Dickinson County officials knew getting the specs and details worked out to bid the courthouse renovation/new jail project was going to take a lot of time, but the reality was still a surprise.

“We started on it the day after the election, scheduling meetings and doing things with Goldberg’s people (architect firm Goldberg Group Architects),” said County Administrator Brad Homman.

“We spent eight hours at this table last Tuesday looking at every detail in these books,” he added.

Homman said this while standing next to a conference room table filled with sets of drawings and thick books dictating every element to be included in the new jail and renovated courthouse, ranging from major systems like heating and cooling, down to miniscule, like door hinges.

On Thursday, the county plans to hold a pre-bid meeting for contractors interested in bidding on the major renovation project.

“It’s a chance for them to come in, hear what that project is all about and have a chance to look at the complex and see what they’re bidding on,” Homman said. “If everything goes as planned and the time frames are correct, we’re still looking around the first week of May for construction to start.”

County commissioners last year approved a total budget of $15 million for the construction project.

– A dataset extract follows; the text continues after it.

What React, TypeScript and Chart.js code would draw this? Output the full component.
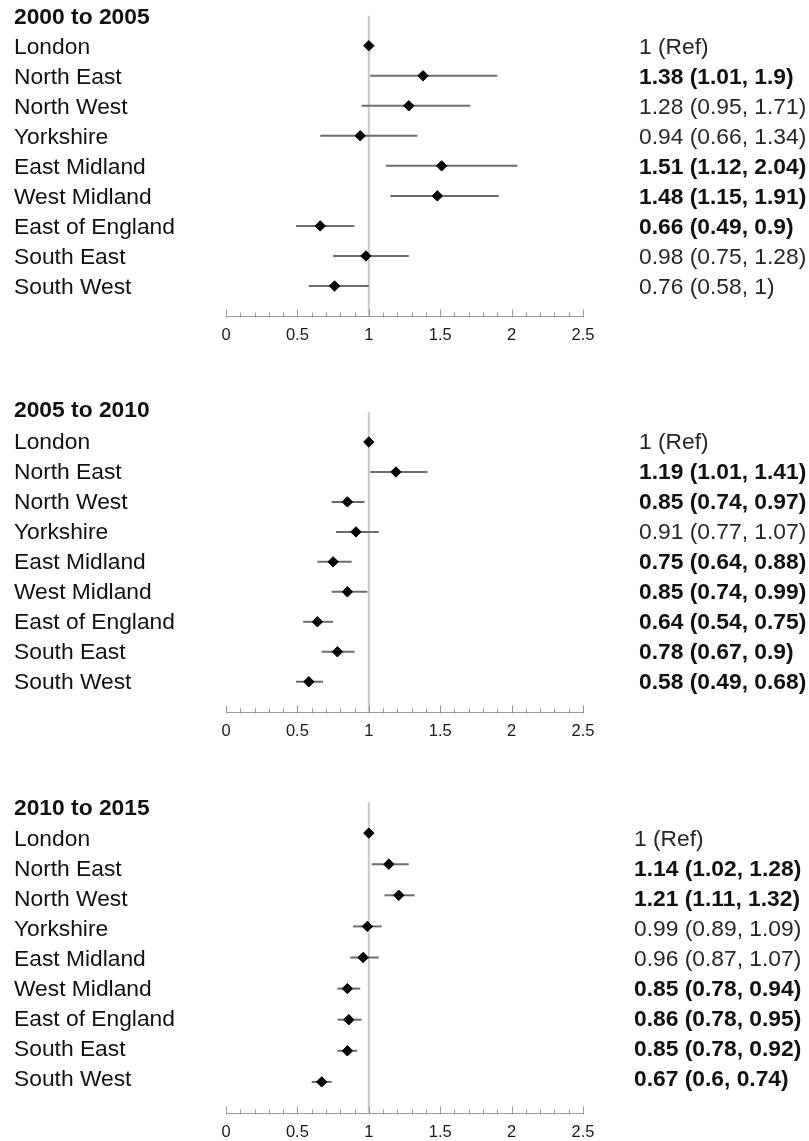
import React, { useEffect, useRef } from 'react';
import { Chart, registerables } from 'chart.js';

Chart.register(...registerables);

// ---------- data ----------
const regions = [
  'London',
  'North East',
  'North West',
  'Yorkshire',
  'East Midland',
  'West Midland',
  'East of England',
  'South East',
  'South West',
];

const periods = ['2000 to 2005', '2005 to 2010', '2010 to 2015'];

const or2000 = [1, 1.38, 1.28, 0.94, 1.51, 1.48, 0.66, 0.98, 0.76];
const lo2000 = [1, 1.01, 0.95, 0.66, 1.12, 1.15, 0.49, 0.75, 0.58];
const hi2000 = [1, 1.9, 1.71, 1.34, 2.04, 1.91, 0.9, 1.28, 1];
const bold2000 = [false, true, false, false, true, true, true, false, false];

const or2005 = [1, 1.19, 0.85, 0.91, 0.75, 0.85, 0.64, 0.78, 0.58];
const lo2005 = [1, 1.01, 0.74, 0.77, 0.64, 0.74, 0.54, 0.67, 0.49];
const hi2005 = [1, 1.41, 0.97, 1.07, 0.88, 0.99, 0.75, 0.9, 0.68];
const bold2005 = [false, true, true, false, true, true, true, true, true];

const or2010 = [1, 1.14, 1.21, 0.99, 0.96, 0.85, 0.86, 0.85, 0.67];
const lo2010 = [1, 1.02, 1.11, 0.89, 0.87, 0.78, 0.78, 0.78, 0.6];
const hi2010 = [1, 1.28, 1.32, 1.09, 1.07, 0.94, 0.95, 0.92, 0.74];
const bold2010 = [false, true, true, false, false, true, true, true, true];

const xTickLabels = [0, 0.5, 1, 1.5, 2, 2.5];
const refLabel = '1 (Ref)';

const ors = [or2000, or2005, or2010];
const los = [lo2000, lo2005, lo2010];
const his = [hi2000, hi2005, hi2010];
const bolds = [bold2000, bold2005, bold2010];

// ---------- layout ----------
const FONT = '"Liberation Sans", Arial, Helvetica, sans-serif';
const W = 809;
const TEXT_PX = 22.8;

type PanelLayout = {
  top: number;
  height: number;
  padTop: number;
  padBottom: number;
  titleDy: number;
  labelDy: number;
  labelDs: number;
  rightX: number;
};

const layouts: PanelLayout[] = [
  { top: 0, height: 380, padTop: 15.7, padBottom: 64, titleDy: 2, labelDy: 2, labelDs: 0, rightX: 639 },
  { top: 380, height: 395, padTop: 32, padBottom: 63.3, titleDy: -1, labelDy: 0.5, labelDs: 0, rightX: 639 },
  { top: 775, height: 366, padTop: 27, padBottom: 28, titleDy: 6.5, labelDy: 2.5, labelDs: -1.1, rightX: 634 },
];

function Panel({ idx }: { idx: number }) {
  const ref = useRef<HTMLCanvasElement>(null);

  useEffect(() => {
    const canvas = ref.current;
    if (!canvas) return;
    const L = layouts[idx];
    const or = ors[idx];
    const lo = los[idx];
    const hi = his[idx];
    const bold = bolds[idx];
    const nRows = regions.length;

    const datasets: any[] = [];
    datasets.push({
      label: 'OR',
      data: or.map((v, i) => ({ x: v, y: i })),
      pointStyle: 'rectRot',
      pointRadius: 5.2,
      pointBackgroundColor: '#000',
      pointBorderColor: '#000',
      pointBorderWidth: 1,
      showLine: false,
      order: 0,
      clip: false,
    });
    or.forEach((_, i) => {
      if (hi[i] > lo[i]) {
        datasets.push({
          label: 'CI ' + regions[i],
          data: [
            { x: lo[i], y: i },
            { x: hi[i], y: i },
          ],
          showLine: true,
          borderColor: '#6c6c6c',
          borderWidth: 2,
          pointRadius: 0,
          order: 1,
          clip: false,
        });
      }
    });
    datasets.push({
      label: 'ref',
      data: [
        { x: 1, y: -1 },
        { x: 1, y: nRows },
      ],
      showLine: true,
      borderColor: '#c8c8c8',
      borderWidth: 2,
      pointRadius: 0,
      order: 2,
      clip: false,
    });

    const decor = {
      id: 'forestDecor',
      afterDraw(chart: any) {
        const ctx = chart.ctx as CanvasRenderingContext2D;
        const xs = chart.scales.x;
        const ys = chart.scales.y;
        const ay = Math.round(ys.getPixelForValue(nRows));
        ctx.save();
        // axis line + ticks
        ctx.strokeStyle = '#9a9a9a';
        ctx.lineWidth = 1;
        ctx.beginPath();
        ctx.moveTo(xs.getPixelForValue(0), ay + 0.5);
        ctx.lineTo(xs.getPixelForValue(2.5), ay + 0.5);
        ctx.stroke();
        for (let k = 0; k <= 25; k++) {
          const px = Math.round(xs.getPixelForValue(k / 10)) + 0.5;
          const len = k % 5 === 0 ? 6.5 : 3.5;
          ctx.beginPath();
          ctx.moveTo(px, ay + 1.5);
          ctx.lineTo(px, ay - len);
          ctx.stroke();
        }
        // tick labels
        ctx.fillStyle = '#1a1a1a';
        ctx.font = `16.5px ${FONT}`;
        ctx.textAlign = 'center';
        ctx.textBaseline = 'middle';
        xTickLabels.forEach((v) => {
          ctx.fillText(String(v), xs.getPixelForValue(v), ay + 19);
        });
        // title
        ctx.textAlign = 'left';
        ctx.fillStyle = '#111';
        ctx.font = `bold ${TEXT_PX}px ${FONT}`;
        ctx.fillText(periods[idx], 14, ys.getPixelForValue(-1) + L.titleDy);
        // row labels
        regions.forEach((r, i) => {
          const ty = ys.getPixelForValue(i) + L.labelDy + (i - 4) * L.labelDs;
          ctx.font = `${TEXT_PX}px ${FONT}`;
          ctx.fillStyle = '#111';
          ctx.fillText(r, 14, ty);
          const txt = i === 0 ? refLabel : `${or[i]} (${lo[i]}, ${hi[i]})`;
          ctx.font = `${bold[i] ? 'bold ' : ''}${TEXT_PX}px ${FONT}`;
          ctx.fillStyle = bold[i] ? '#111' : '#262626';
          ctx.fillText(txt, L.rightX, ty);
        });
        ctx.restore();
      },
    };

    const chart = new Chart(canvas, {
      type: 'scatter',
      data: { datasets },
      options: {
        responsive: false,
        animation: false,
        events: [],
        layout: {
          padding: { left: 226, right: 226, top: L.padTop, bottom: L.padBottom },
        },
        plugins: {
          legend: { display: false },
          tooltip: { enabled: false },
        },
        scales: {
          x: { type: 'linear', min: 0, max: 2.5, display: false },
          y: { type: 'linear', min: -1, max: nRows, reverse: true, display: false },
        },
      },
      plugins: [decor],
    } as any);

    return () => chart.destroy();
  }, [idx]);

  const L = layouts[idx];
  return (
    <canvas
      ref={ref}
      width={W}
      height={L.height}
      style={{ position: 'absolute', left: 0, top: L.top, width: W, height: L.height, display: 'block' }}
    />
  );
}

export default function App() {
  return (
    <div style={{ position: 'absolute', left: 0, top: 0, width: W, height: 1141, background: '#fff' }}>
      <Panel idx={0} />
      <Panel idx={1} />
      <Panel idx={2} />
    </div>
  );
}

Of that, $13.5 million will come from a bond issue approved by voters in August 2018. The rest will come from money the county already set aside from a two-mill levy created in 2013 to fund a building project.

The project includes building a new jail and sheriff’s department east of the current courthouse and renovating the existing courthouse, making it more energy efficient, replacing outdated failing systems, and updating electrical and other systems for today’s usage.

Tweaking the plans

Initially, it was hoped bid-letting for the jail/courthouse renovation would occur by the end of February, but finalizing costs in an attempt to make sure the project comes in under budget caused delays.

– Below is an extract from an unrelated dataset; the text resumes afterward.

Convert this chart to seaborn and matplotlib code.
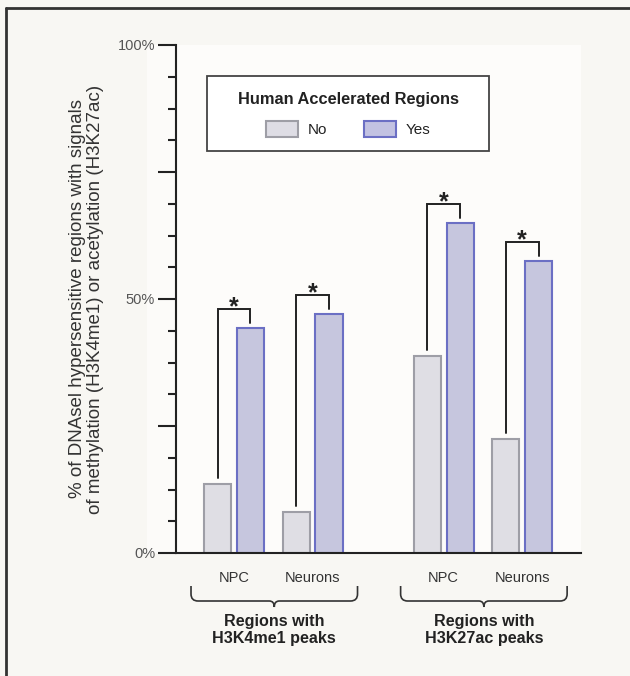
import matplotlib
matplotlib.use("Agg")
import matplotlib.pyplot as plt
import matplotlib.patches as mpatches
import matplotlib.transforms as mtransforms
from matplotlib.lines import Line2D
from matplotlib.path import Path
from matplotlib.ticker import FixedLocator, MultipleLocator, FuncFormatter
import seaborn as sns
import pandas as pd

# values (% of DNaseI hypersensitive regions)
cells = ["NPC", "Neurons", "NPC", "Neurons"]
har_no = [13.6, 8.1, 38.8, 22.4]
har_yes = [44.3, 47.0, 65.0, 57.5]
har_levels = ["No", "Yes"]
group_labels = ["Regions with\nH3K4me1 peaks", "Regions with\nH3K27ac peaks"]
legend_title = "Human Accelerated Regions"
ylabel = ("% of DNAsel hypersensitive regions with signals\n"
          "of methylation (H3K4me1) or acetylation (H3K27ac)")

# layout only: where each cell type sits on the x axis (gap between groups)
slot_pos = [0.0, 1.0, 2.67, 3.67]

face = ["#dedde5", "#c2c2e2"]
edge = ["#9e9ea6", "#6b6fc4"]
bg = "#f8f7f3"

df = pd.DataFrame({
    "pos": slot_pos * 2,
    "cell": cells * 2,
    "har": ["No"] * len(cells) + ["Yes"] * len(cells),
    "pct": har_no + har_yes,
})

sns.set_style("ticks")
plt.rcParams["font.family"] = ["Liberation Sans", "DejaVu Sans"]

fig = plt.figure(figsize=(6.3, 6.76), dpi=100, facecolor=bg)
W, H = 630, 676
# slightly lighter panel behind the plot
fig.patches.append(mpatches.Rectangle((147 / W, 1 - 553 / H), 434 / W, 508 / H,
                                      transform=fig.transFigure, facecolor="#fcfbf9",
                                      edgecolor="none", zorder=-1))
ax = fig.add_axes([176 / W, 1 - 553 / H, 405 / W, 508 / H])
ax.set_facecolor("#fdfcfa")

sns.barplot(
    data=df, x="pos", y="pct", hue="har", hue_order=har_levels,
    palette=face, native_scale=True, width=0.84, gap=0.18,
    errorbar=None, legend=False, ax=ax,
)
for cont, ec in zip(ax.containers, edge):
    for bar in cont:
        bar.set_edgecolor(ec)
        bar.set_linewidth(1.5)

ax.set_xlim(-0.739, 4.42)
ax.set_ylim(0, 100)

# axes and ticks
for s in ["top", "right"]:
    ax.spines[s].set_visible(False)
for s in ["left", "bottom"]:
    ax.spines[s].set_linewidth(1.5)
    ax.spines[s].set_color("#222222")

ax.yaxis.set_major_locator(FixedLocator([0, 25, 50, 75, 100]))
ax.yaxis.set_minor_locator(MultipleLocator(6.25))
ax.yaxis.set_major_formatter(FuncFormatter(lambda v, p: f"{v:.0f}%" if v in (0, 50, 100) else ""))
ax.tick_params(axis="y", which="major", length=13, width=1.5, color="#222222",
               labelsize=10.5, labelcolor="#555555", pad=2)
ax.tick_params(axis="y", which="minor", length=5.5, width=1.5, color="#222222")

ax.set_xticks(slot_pos)
ax.set_xticklabels(cells)
ax.tick_params(axis="x", length=0, labelsize=10.5, labelcolor="#333333", pad=13)
ax.set_xlabel("")
ax.set_ylabel(ylabel, fontsize=13.5, color="#333333", linespacing=1.05)
ax.yaxis.set_label_coords(-0.178, 0.5)

# significance brackets from the drawn bars
no_bars, yes_bars = ax.containers[0], ax.containers[1]
for b0, b1 in zip(no_bars, yes_bars):
    x0 = b0.get_x() + b0.get_width() / 2
    x1 = b1.get_x() + b1.get_width() / 2
    top = b1.get_height() + 3.7
    ax.plot([x0, x0, x1, x1], [b0.get_height() + 1.2, top, top, b1.get_height() + 1.0],
            color="#222222", lw=1.4, solid_joinstyle="miter", clip_on=False)
    ax.annotate("*", xy=((x0 + x1) / 2, top), xytext=(0, -3.5), textcoords="offset points",
                ha="center", va="baseline", fontsize=18, fontweight="bold", color="#222222")

# curly braces under each pair of cell types
trans = mtransforms.blended_transform_factory(ax.transData, ax.transAxes)
ux, uy = 78.5, 508.0
y_top, y_mid, y_tip = -33 / uy, -48 / uy, -54 / uy
r = 7
for g, label in enumerate(group_labels):
    left = no_bars[2 * g].get_x() - 13 / ux
    right = yes_bars[2 * g + 1].get_x() + yes_bars[2 * g + 1].get_width() + 15 / ux
    cx = (left + right) / 2
    rx, ry = r / ux, r / uy
    verts = [
        (left, y_top), (left, y_mid + ry), (left, y_mid), (left + rx, y_mid),
        (cx - 5 / ux, y_mid), (cx, y_mid), (cx, y_tip),
        (cx, y_mid), (cx + 5 / ux, y_mid),
        (right - rx, y_mid), (right, y_mid), (right, y_mid + ry), (right, y_top),
    ]
    codes = [
        Path.MOVETO, Path.LINETO, Path.CURVE3, Path.CURVE3,
        Path.LINETO, Path.CURVE3, Path.CURVE3,
        Path.CURVE3, Path.CURVE3,
        Path.LINETO, Path.CURVE3, Path.CURVE3, Path.LINETO,
    ]
    ax.add_patch(mpatches.PathPatch(Path(verts, codes), transform=trans, fill=False,
                                    edgecolor="#333333", lw=1.2, clip_on=False))
    ax.text(cx, -61 / uy, label, transform=trans, ha="center", va="top",
            fontsize=11.6, fontweight="bold", color="#222222", linespacing=1.15)

# legend
handles = [mpatches.Patch(facecolor=f, edgecolor=e, lw=1.5, label=l)
           for f, e, l in zip(face, edge, har_levels)]
leg = fig.legend(handles=handles, title=legend_title, ncol=2, loc="upper center",
                 bbox_to_anchor=(348 / W, 1 - 84 / H), frameon=False, borderpad=0,
                 fontsize=11, title_fontproperties={"weight": "bold", "size": 11.8},
                 handlelength=2.15, handleheight=1.18, handletextpad=0.6,
                 columnspacing=2.4, labelspacing=0.95)
for t in leg.get_texts():
    t.set_color("#222222")
leg.get_title().set_color("#222222")
fig.patches.append(mpatches.Rectangle((207 / W, 1 - 151 / H), 282 / W, 75 / H,
                                      transform=fig.transFigure, facecolor="white",
                                      edgecolor="#444444", lw=1.3, zorder=0))

# outer frame (top and left edges visible)
fig.lines.append(Line2D([6 / W, 1], [1 - 8 / H, 1 - 8 / H], transform=fig.transFigure,
                        color="#333333", lw=2))
fig.lines.append(Line2D([6 / W, 6 / W], [0, 1 - 8 / H], transform=fig.transFigure,
                        color="#333333", lw=2))

fig.savefig("out.png", dpi=100, facecolor=bg)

After the August 2018 election, architect’s plans were handed off to the construction manager, Loyd Builders.

“They did all their little tweaking on what an outlet costs, a light switch, concrete for this, concrete for that,” Homman said. “They said right now you’re at $16.9 million, so we said, ‘Where can we cut $1.9 million?’ ”

No underground

What ended up getting cut was an area under the new jail that was intended for evidence handling and storage for the sheriff’s department.

Axing that area meant finding a new location for the evidence. Planners decided to put it into a jail pod area that was not going to be finished initially but would be available if needed.

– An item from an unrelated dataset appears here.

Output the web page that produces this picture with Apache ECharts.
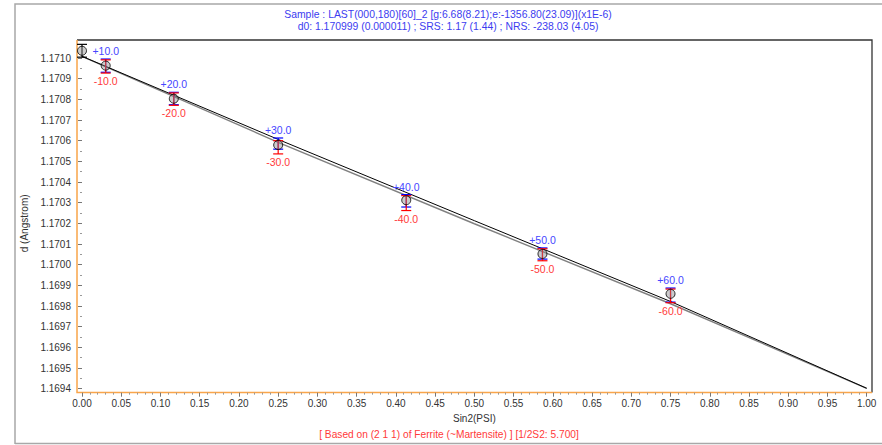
<!DOCTYPE html>
<html><head><meta charset="utf-8">
<script src="https://cdn.jsdelivr.net/npm/echarts@6/dist/echarts.min.js"></script>
<style>html,body{margin:0;padding:0;background:#fff}#c{width:882px;height:445px}</style>
</head><body><div id="c"></div>
<script>
// ---- texts ----
const titleLine1 = 'Sample : LAST(000,180)[60]_2 [g:6.68(8.21);e:-1356.80(23.09)](x1E-6)';
const titleLine2 = 'd0: 1.170999 (0.000011) ; SRS: 1.17 (1.44) ; NRS: -238.03 (4.05)';
const footNote = '[ Based on (2 1 1) of Ferrite (~Martensite) ] [1/2S2: 5.700]';
const xName = 'Sin2(PSI)';
const yName = 'd (Angstrom)';

// ---- data ----
const sin2psi   = [0, 0.0302, 0.117, 0.25, 0.4132, 0.5868, 0.75];
const dMean     = [1.171035, 1.170963, 1.170803, 1.170579, 1.170312, 1.170052, 1.169859];
const psi0Err   = [0.000031];
const dPlus     = [null, 1.170963, 1.170804, 1.170586, 1.170309, 1.170054, 1.169853];
const dPlusErr  = [null, 0.000032, 0.000030, 0.000027, 0.000030, 0.000027, 0.000034];
const dMinus    = [null, 1.170959, 1.170801, 1.170568, 1.170298, 1.170048, 1.169849];
const dMinusErr = [null, 0.000032, 0.000030, 0.000032, 0.000036, 0.000029, 0.000033];
const plusLabels  = [null, '+10.0', '+20.0', '+30.0', '+40.0', '+50.0', '+60.0'];
const minusLabels = [null, '-10.0', '-20.0', '-30.0', '-40.0', '-50.0', '-60.0'];

const fitX     = [0, 0.25, 0.5, 0.75, 1.0];
const fitBlack = [1.171008, 1.170606, 1.170213, 1.169822, 1.169402];
const fitGray  = [1.171008, 1.170592, 1.170198, 1.169811, 1.169402];

const FONT = '"Liberation Sans", Arial, sans-serif';
const ORANGE = '#f9a54a';

function barSeries(vals, errs, labels, barColor, textColor, dir) {
  const data = [];
  for (let i = 0; i < sin2psi.length; i++) {
    if (vals[i] == null) continue;
    data.push({ value: [sin2psi[i], vals[i], errs[i]], lab: labels ? labels[i] : null });
  }
  return {
    type: 'custom', z: 3, clip: false,
    data: data.map(d => d.value),
    renderItem: function (params, api) {
      const x = api.value(0), v = api.value(1), e = api.value(2);
      const t = api.coord([x, v + e]);
      const b = api.coord([x, v - e]);
      const hw = 5;
      const st = { stroke: barColor, lineWidth: 1.2 };
      const ch = [
        { type: 'line', shape: { x1: t[0], y1: t[1], x2: b[0], y2: b[1] }, style: st },
        { type: 'line', shape: { x1: t[0] - hw, y1: t[1], x2: t[0] + hw, y2: t[1] }, style: st },
        { type: 'line', shape: { x1: b[0] - hw, y1: b[1], x2: b[0] + hw, y2: b[1] }, style: st }
      ];
      const lab = data[params.dataIndex].lab;
      if (lab) {
        const p = dir < 0 ? t : b;
        ch.push({ type: 'text', style: { text: lab, x: p[0], y: p[1] + dir * 8,
          textAlign: 'center', textVerticalAlign: 'middle', fill: textColor,
          font: '10.5px ' + FONT } });
      }
      return { type: 'group', children: ch };
    }
  };
}

const option = {
  animation: false,
  backgroundColor: '#fff',
  title: [
    { text: titleLine1, left: 448, top: 9, textAlign: 'center', padding: 0,
      textStyle: { color: '#3c3cf0', fontSize: 10.4, fontWeight: 'normal', fontFamily: FONT } },
    { text: titleLine2, left: 448, top: 21, textAlign: 'center', padding: 0,
      textStyle: { color: '#3c3cf0', fontSize: 10.4, fontWeight: 'normal', fontFamily: FONT } },
    { text: footNote, left: 449, top: 429, textAlign: 'center', padding: 0,
      textStyle: { color: '#ff3a3a', fontSize: 10.2, fontWeight: 'normal', fontFamily: FONT } }
  ],
  grid: { left: 82, right: 15.3, top: 58, bottom: 56.3 },
  xAxis: {
    type: 'value', min: 0, max: 1, interval: 0.05, offset: 4,
    name: xName, nameLocation: 'middle', nameGap: 19,
    nameTextStyle: { color: '#333', fontSize: 10, fontFamily: FONT },
    axisLine: { show: false },
    axisTick: { show: true, length: 4, lineStyle: { color: '#777' } },
    minorTick: { show: true, splitNumber: 5, length: 2, lineStyle: { color: '#999' } },
    splitLine: { show: false },
    axisLabel: { color: '#333', fontSize: 10, fontFamily: FONT, margin: 6,
      formatter: v => v.toFixed(2) }
  },
  yAxis: {
    type: 'value', min: 1.1694, max: 1.1710, interval: 0.0001, offset: 5,
    name: yName, nameLocation: 'middle', nameGap: 37, nameRotate: 90,
    nameTextStyle: { color: '#333', fontSize: 10, fontFamily: FONT },
    axisLine: { show: false },
    axisTick: { show: true, length: 4, lineStyle: { color: '#777' } },
    minorTick: { show: true, splitNumber: 2, length: 2, lineStyle: { color: '#999' } },
    splitLine: { show: false },
    axisLabel: { color: '#333', fontSize: 10, fontFamily: FONT, margin: 6,
      formatter: v => v.toFixed(4) }
  },
  graphic: [
    { type: 'polyline', silent: true, z: -1, shape: { points: [[15, 444], [15, 4], [882, 4]] },
      style: { stroke: '#a8a8a8', lineWidth: 1.5, fill: null } },
    { type: 'line', silent: true, z: -1, shape: { x1: 15, y1: 443.5, x2: 882, y2: 443.5 },
      style: { stroke: '#a8a8a8', lineWidth: 1.5 } },
    { type: 'polyline', silent: true, z: -1, shape: { points: [[77, 40], [872, 40], [872, 392.5]] },
      style: { stroke: '#333', lineWidth: 1.3, fill: null } },
    { type: 'polyline', silent: true, z: -1, shape: { points: [[77, 40], [77, 392.5], [872, 392.5]] },
      style: { stroke: ORANGE, lineWidth: 1.5, fill: null } }
  ],
  series: [
    { type: 'line', z: 2, clip: false, symbol: 'none', silent: true,
      data: fitX.map((x, i) => [x, fitGray[i]]),
      lineStyle: { color: '#808080', width: 1.4 } },
    { type: 'line', z: 2, clip: false, symbol: 'none', silent: true,
      data: fitX.map((x, i) => [x, fitBlack[i]]),
      lineStyle: { color: '#000', width: 1 } },
    barSeries([dMean[0]], psi0Err, null, '#000', '#000', -1),
    barSeries(dPlus, dPlusErr, plusLabels, '#0000ff', '#4646ff', -1),
    barSeries(dMinus, dMinusErr, minusLabels, '#ff0000', '#ff3a3a', 1),
    { type: 'scatter', z: 4, clip: false, symbol: 'circle', symbolSize: 9,
      data: sin2psi.map((x, i) => [x, dMean[i]]),
      itemStyle: { color: 'rgba(140,140,140,0.55)', borderColor: '#000', borderWidth: 1 } }
  ]
};

const chart = echarts.init(document.getElementById('c'), null, { renderer: 'svg' });
chart.setOption(option);
</script>
</body></html>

“They (architects) rearranged some stuff in the sheriff’s department, put the evidence area in there, and shrunk some stuff in the sheriff’s department. The sheriff came back and said they didn’t have enough room for what they need,” Homman said.

So things were tweaked again.

Eliminating the basement evidence storage area also meant a planned electrical room in the same area had to be moved someplace else.

“So the engineers had to get involved and find another place for the electrical room, which ties together all the electrical circuits that affects the whole building,” the county administrator explained.

It also meant reconfiguring an elevator that was going to be used by law enforcement to go down to the basement evidence area as well as upstairs to the courtrooms.

“The change meant the elevator is not going to go below grade, so we have to go back to the engineers to change it so it just goes from the ground up to the courtrooms,” Homman explained. “Just doing the drawings is easy, but then you have to get the mechanical engineers involved. They come up with a list of things that goes to the construction manager. It’s a very detailed effort that takes time.”

While the sheriff’s office needed to have some things changed, other department heads and elected officials have also been involved when it comes to their offices.

“They have met with the architects and they’ll say, ‘I need this many rooms and this many workstations,’ ” explained County Engineer John Gough. “The architects are planning the building layout. Then they sub-out to the engineers who lay out waterline piping for hot and cold, electrical for the lights, communication for the computers to run to the sensors, duct work — where it is going to be and how it’s going to run through.

“The architect lays out the general big picture. The engineer lays out the details for this thing,” Gough said.

“We’ve tweaked and moved things a bunch so we think we will be at the $15 million mark when the bids come in,” Homman added.

Special contractors

Since a big portion of the project involves building the jail, it will require some specialized contractors, including detention construction companies that install jail cells and associated jail equipment.

Brickwork on the new addition will require the services of many brick masons, so bidders will need to have the resources to do a large project, or perhaps several smaller companies can band together to do the work.

“It’s going to take a company that has the resources to bring in a half-dozen or a dozen brick masons to do it,” Homman said.

The electrical work on the new addition and the renovated courthouse will also be a big job.

“Maybe some locals might be able to get together, or maybe we can break it up so local people can bid on it, but I don’t know if they would have the resources to drop what they’re doing for a month and a half and come here,” he said.

Budget is goal

When the project is bid, the best-case scenario would be if bids come back under the $15 million project cap.

“The best thing that could happen is it comes in at $14 million. It accomplishes everything we want and we’ve got a little room for an emergency,” Homman said. “The worst thing that could happen is it comes in at $16.5 and we have to go back to the drawing board.”

Although construction costs keep rising every year, Homman said county staff has been told contractors in the Midwest are “hungry for jobs” this year.

“We are hoping that plays to our favor,” he said.